* Start Records supplied *
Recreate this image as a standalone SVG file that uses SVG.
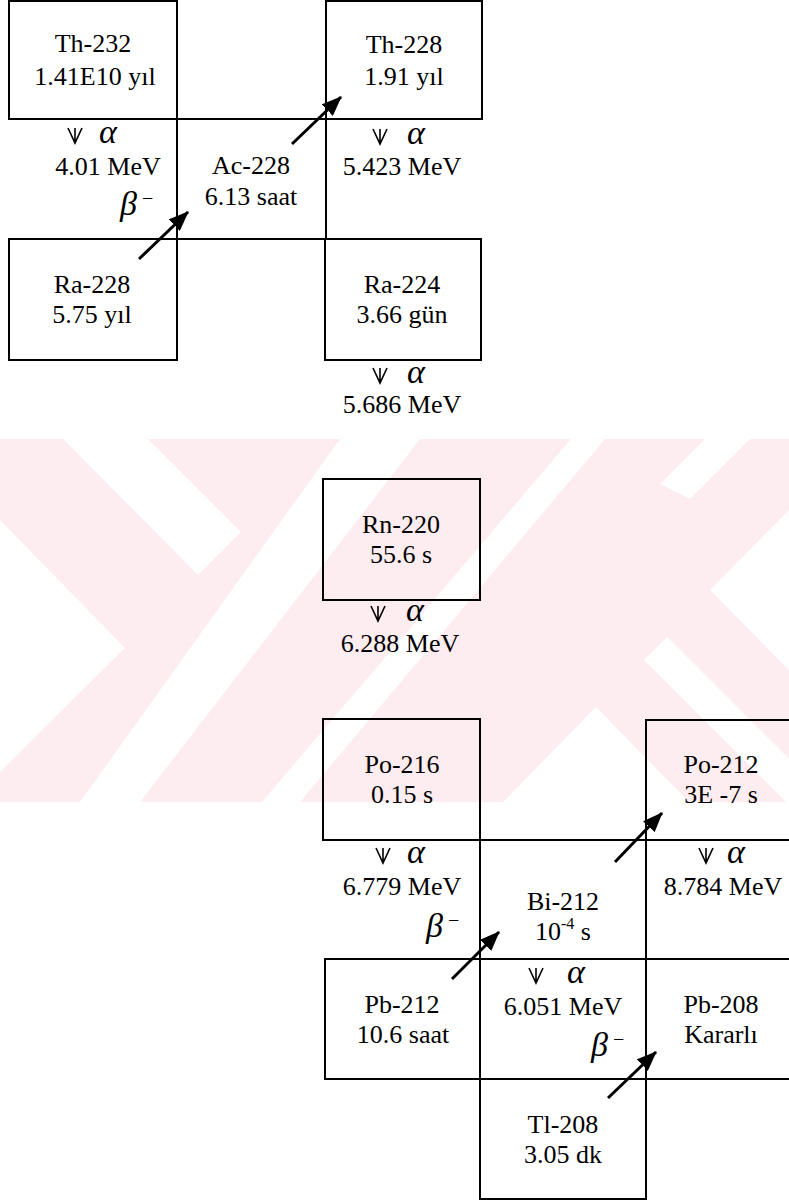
<svg xmlns="http://www.w3.org/2000/svg" width="789" height="1202" viewBox="0 0 789 1202">
<style>
.bx{fill:none;stroke:#000;stroke-width:2}
.t{font-family:"Liberation Serif","Times New Roman",serif;font-size:26px;fill:#000;text-anchor:middle}
.g{font-family:"Liberation Serif","Times New Roman",serif;font-style:italic;font-size:34px;fill:#000}
.m{font-family:"Liberation Serif","Times New Roman",serif;font-size:20px;fill:#000}
.ar{stroke:#000;stroke-width:3;fill:none;marker-end:url(#ah)}
.wm{fill:#fff}
</style>
<defs>
<marker id="ah" markerUnits="userSpaceOnUse" markerWidth="20" markerHeight="16" refX="19" refY="8" orient="auto">
<path d="M0,0 L20,8 L0,16 z" fill="#000"/>
</marker>
<symbol id="dn" viewBox="0 0 16 17" overflow="visible">
<path d="M1,1 L8,16 L15,1 M8,1 V16" fill="none" stroke="#000" stroke-width="1.6"/>
</symbol>
<clipPath id="wmclip"><rect x="0" y="439" width="789" height="363"/></clipPath>
</defs>
<rect width="789" height="1202" fill="#fff"/>
<g id="watermark" clip-path="url(#wmclip)">
<rect x="0" y="439" width="789" height="363" fill="#feedf0"/>
<polygon class="wm" points="63,439 148,439 241,532 198,575"/>
<polygon class="wm" points="0,520 125,648 0,772"/>
<polygon class="wm" points="340,439 420,439 140,802 80,802"/>
<polygon class="wm" points="571,439 605,439 300,802 262,802"/>
<polygon class="wm" points="705,439 750,439 690,499 660,484"/>
<polygon class="wm" points="596,707 689,802 503,802"/>
<polygon class="wm" points="789,510 710,590 789,670"/>
<polygon class="wm" points="667,637 789,759 789,805 644,660"/>
</g>
<g id="connectors">
<line class="ar" x1="292" y1="144" x2="341" y2="97"/>
<line class="ar" x1="139" y1="259" x2="188" y2="212"/>
<line class="ar" x1="452" y1="979" x2="499" y2="932"/>
<line class="ar" x1="615" y1="862" x2="662" y2="813"/>
<line class="ar" x1="608" y1="1098" x2="656" y2="1052"/>
<text class="g" x="120" y="215">β</text><text class="m" x="142" y="205">−</text>
<text class="g" x="426" y="937">β</text><text class="m" x="448" y="927">−</text>
<text class="g" x="591" y="1056">β</text><text class="m" x="613" y="1046">−</text>
<use href="#dn" x="67" y="127" width="16" height="17"/><text class="g" x="99" y="143">α</text><text class="t" x="108" y="175">4.01 MeV</text>
<use href="#dn" x="372" y="128" width="16" height="17"/><text class="g" x="407" y="144">α</text><text class="t" x="402" y="175">5.423 MeV</text>
<use href="#dn" x="372" y="367" width="16" height="17"/><text class="g" x="407" y="383">α</text><text class="t" x="402" y="413">5.686 MeV</text>
<use href="#dn" x="370" y="605" width="16" height="17"/><text class="g" x="406" y="621">α</text><text class="t" x="400" y="652">6.288 MeV</text>
<use href="#dn" x="375" y="847" width="16" height="17"/><text class="g" x="407" y="863">α</text><text class="t" x="402" y="895">6.779 MeV</text>
<use href="#dn" x="698" y="847" width="16" height="17"/><text class="g" x="727" y="863">α</text><text class="t" x="723" y="895">8.784 MeV</text>
<use href="#dn" x="528" y="967" width="16" height="17"/><text class="g" x="567" y="983">α</text><text class="t" x="563" y="1015">6.051 MeV</text>
</g>
<g id="th232"><rect class="bx" x="9" y="1" width="168" height="118"/><text class="t" x="93" y="52">Th-232</text><text class="t" x="95" y="85">1.41E10 yıl</text></g>
<g id="th228"><rect class="bx" x="326" y="1" width="156" height="118"/><text class="t" x="404" y="53">Th-228</text><text class="t" x="404" y="85">1.91 yıl</text></g>
<g id="ac228"><rect class="bx" x="177" y="119" width="149" height="120"/><text class="t" x="251" y="174">Ac-228</text><text class="t" x="251" y="205">6.13 saat</text></g>
<g id="ra228"><rect class="bx" x="9" y="239" width="168" height="121"/><text class="t" x="92" y="293">Ra-228</text><text class="t" x="92" y="323">5.75 yıl</text></g>
<g id="ra224"><rect class="bx" x="325" y="239" width="156" height="121"/><text class="t" x="402" y="293">Ra-224</text><text class="t" x="402" y="323">3.66 gün</text></g>
<g id="rn220"><rect class="bx" x="323" y="479" width="157" height="121"/><text class="t" x="401" y="533">Rn-220</text><text class="t" x="401" y="563">55.6 s</text></g>
<g id="po216"><rect class="bx" x="323" y="719" width="157" height="121"/><text class="t" x="402" y="773">Po-216</text><text class="t" x="402" y="803">0.15 s</text></g>
<g id="po212"><path class="bx" d="M790,720 H646 V840 H790"/><text class="t" x="721" y="773">Po-212</text><text class="t" x="721" y="803">3E -7 s</text></g>
<g id="bi212"><rect class="bx" x="480" y="840" width="166" height="119"/><text class="t" x="563" y="910">Bi-212</text><text class="t" x="563" y="940">10<tspan dy="-11" font-size="16">-4</tspan><tspan dy="11"> s</tspan></text></g>
<g id="pb212"><rect class="bx" x="325" y="959" width="155" height="120"/><text class="t" x="402" y="1013">Pb-212</text><text class="t" x="403" y="1043">10.6 saat</text></g>
<g id="pb208"><path class="bx" d="M790,959 H646 V1079 H790"/><text class="t" x="721" y="1013">Pb-208</text><text class="t" x="721" y="1043">Kararlı</text></g>
<g id="tl208"><rect class="bx" x="480" y="1079" width="166" height="120"/><text class="t" x="563" y="1133">Tl-208</text><text class="t" x="563" y="1163">3.05 dk</text></g>
</svg>
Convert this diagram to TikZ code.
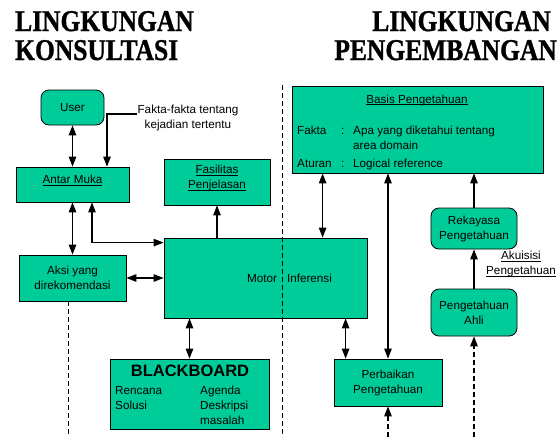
\documentclass[tikz,border=0pt]{standalone}
\usepackage{fontspec}
\usepackage{graphicx}
\setmainfont{Liberation Sans}
\newfontfamily\headfont[BoldFeatures={FakeBold=1.2}]{Liberation Serif}
\usetikzlibrary{arrows.meta}

\definecolor{kbgreen}{RGB}{0,204,153}
\newcommand\ul[1]{\underline{\smash{#1}}}
\newcommand\tall[1]{\scalebox{1}[1.18]{#1}}

\tikzset{
    box/.style={draw, fill=kbgreen, line width=0.8pt, align=center, inner sep=0pt},
    rbox/.style={box, rounded corners=8pt},
    arr/.style={line width=1.1pt, -{Triangle[length=10pt,width=7.5pt]}},
    dbl/.style={line width=1.1pt, {Triangle[length=10pt,width=7.5pt]}-{Triangle[length=10pt,width=7.5pt]}},
    dline/.style={line width=0.8pt, dash pattern=on 5pt off 3pt},
    head/.style={inner sep=0pt, font=\headfont\bfseries\fontsize{25.5}{29}\selectfont}
}

\begin{document}
\begin{tikzpicture}[x=1pt, y=-1pt, font=\fontsize{11.7}{15}\selectfont]
    \useasboundingbox (0,0) rectangle (560,437);

    % headings
    \node[head, anchor=base west] at (15,31)(hk1) {\tall{LINGKUNGAN}};
    \node[head, anchor=base west] at (15,60)(hk2) {\tall{KONSULTASI}};
    \node[head, anchor=base east] at (551,31)(hp1) {\tall{LINGKUNGAN}};
    \node[head, anchor=base east] at (557,60)(hp2) {\tall{PENGEMBANGAN}};

    % consultation side
    \node[rbox, minimum width=63pt, minimum height=35pt] at (72.5,107.5)(user) {User};
    \node[box, minimum width=113pt, minimum height=35pt] at (72.5,184.5)(antar) {\ul{Antar Muka}};
    \node[box, minimum width=107pt, minimum height=46pt] at (72.5,278)(aksi) {Aksi yang\\direkomendasi};
    \node[box, minimum width=106pt, minimum height=46pt] at (217,182)(fasil) {\ul{Fasilitas}\\\ul{Penjelasan}};
    \node[box, minimum width=203pt, minimum height=80pt] at (265.5,278)(motor) {};
    \node[inner sep=0pt] at (289.5,278)(motorlbl) {Motor\hspace{10pt}Inferensi};
    \node[inner sep=0pt, align=center] at (188,117.5)(fakta) {Fakta-fakta tentang\\kejadian tertentu};

    \node[box, minimum width=159pt, minimum height=70pt] at (189.5,394)(black) {};
    \node[anchor=base, inner sep=0pt, font=\bfseries\fontsize{16.5}{18}\selectfont] at (190,376)(bbtitle) {BLACKBOARD};
    \node[anchor=base west, inner sep=0pt] at (115,394)(bbleft) {\begin{tabular}[t]{@{}l@{}}Rencana\\Solusi\end{tabular}};
    \node[anchor=base west, inner sep=0pt] at (200,394)(bbright) {\begin{tabular}[t]{@{}l@{}}Agenda\\Deskripsi\\masalah\end{tabular}};

    % development side
    \node[box, minimum width=251pt, minimum height=87pt] at (417.5,129.5)(basis) {};
    \node[anchor=base, inner sep=0pt] at (417,103)(basistitle) {\ul{Basis Pengetahuan}};
    \node[anchor=base west, inner sep=0pt] at (297,134)(basistab) {\begin{tabular}[t]{@{}p{44pt}@{}p{12pt}@{}l@{}}
        Fakta & : & Apa yang diketahui tentang\\
              &   & area domain\\[3pt]
        Aturan & : & Logical reference
    \end{tabular}};
    \node[rbox, minimum width=86pt, minimum height=41pt] at (474,228.5)(rekayasa) {Rekayasa\\Pengetahuan};
    \node[rbox, minimum width=86pt, minimum height=47pt] at (474,312.5)(ahli) {Pengetahuan\\Ahli};
    \node[box, minimum width=108pt, minimum height=47pt] at (388,382.5)(perbaikan) {Perbaikan\\Pengetahuan};
    \node[inner sep=0pt, align=center] at (521,268)(akuisisi) {\ul{Akuisisi}\\\ul{Pengetahuan}};

    \coordinate (bot) at (0,437);
    \coordinate (divtop) at (282,85);
    \coordinate (ak) at ([xshift=-4.5pt]aksi.south);
    \coordinate (bm) at ([xshift=31pt]basis.south west);
    \coordinate (mp) at ([xshift=12pt]perbaikan.north west);

    % connectors
    \draw[dbl] (user) -- (antar);
    \draw[arr] ([yshift=3.5pt]fakta.west) -| ([xshift=34.5pt]antar.north);
    \draw[dbl] (antar) -- (aksi);
    \draw[dbl] ([yshift=-5pt]motor.north west) -| ([xshift=19.5pt]antar.south);
    \draw[arr] (motor.north -| fasil.south) -- (fasil.south);
    \draw[dbl] (aksi) -- (motor);
    \draw[dbl] (motor.south -| black.north) -- (black.north);
    \draw[dbl] (bm) -- (bm |- motor.north);
    \draw[dbl] (basis.south -| perbaikan.north) -- (perbaikan.north);
    \draw[dbl] (mp |- motor.south) -- (mp);
    \draw[arr] (rekayasa.north) -- (rekayasa.north |- basis.south);
    \draw[arr] (ahli) -- (rekayasa);
    \draw[dline, arr] (ahli.south |- bot) -- (ahli.south);
    \draw[dline, arr] (perbaikan.south |- bot) -- (perbaikan.south);
    \draw[dline] (ak) -- (ak |- bot);
    \draw[dline] (divtop) -- (divtop |- bot);

\end{tikzpicture}
\end{document}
* End Records supplied *
(Given task): Repeat exactly, and only, the lines between the line holding "Convert this diagram to TikZ code." and the line holding "east] at (557,60)(hp2)", inclusive, leaving pictures out.

(Expected answer):
Convert this diagram to TikZ code.
\documentclass[tikz,border=0pt]{standalone}
\usepackage{fontspec}
\usepackage{graphicx}
\setmainfont{Liberation Sans}
\newfontfamily\headfont[BoldFeatures={FakeBold=1.2}]{Liberation Serif}
\usetikzlibrary{arrows.meta}

\definecolor{kbgreen}{RGB}{0,204,153}
\newcommand\ul[1]{\underline{\smash{#1}}}
\newcommand\tall[1]{\scalebox{1}[1.18]{#1}}

\tikzset{
    box/.style={draw, fill=kbgreen, line width=0.8pt, align=center, inner sep=0pt},
    rbox/.style={box, rounded corners=8pt},
    arr/.style={line width=1.1pt, -{Triangle[length=10pt,width=7.5pt]}},
    dbl/.style={line width=1.1pt, {Triangle[length=10pt,width=7.5pt]}-{Triangle[length=10pt,width=7.5pt]}},
    dline/.style={line width=0.8pt, dash pattern=on 5pt off 3pt},
    head/.style={inner sep=0pt, font=\headfont\bfseries\fontsize{25.5}{29}\selectfont}
}

\begin{document}
\begin{tikzpicture}[x=1pt, y=-1pt, font=\fontsize{11.7}{15}\selectfont]
    \useasboundingbox (0,0) rectangle (560,437);

    % headings
    \node[head, anchor=base west] at (15,31)(hk1) {\tall{LINGKUNGAN}};
    \node[head, anchor=base west] at (15,60)(hk2) {\tall{KONSULTASI}};
    \node[head, anchor=base east] at (551,31)(hp1) {\tall{LINGKUNGAN}};
    \node[head, anchor=base east] at (557,60)(hp2) {\tall{PENGEMBANGAN}};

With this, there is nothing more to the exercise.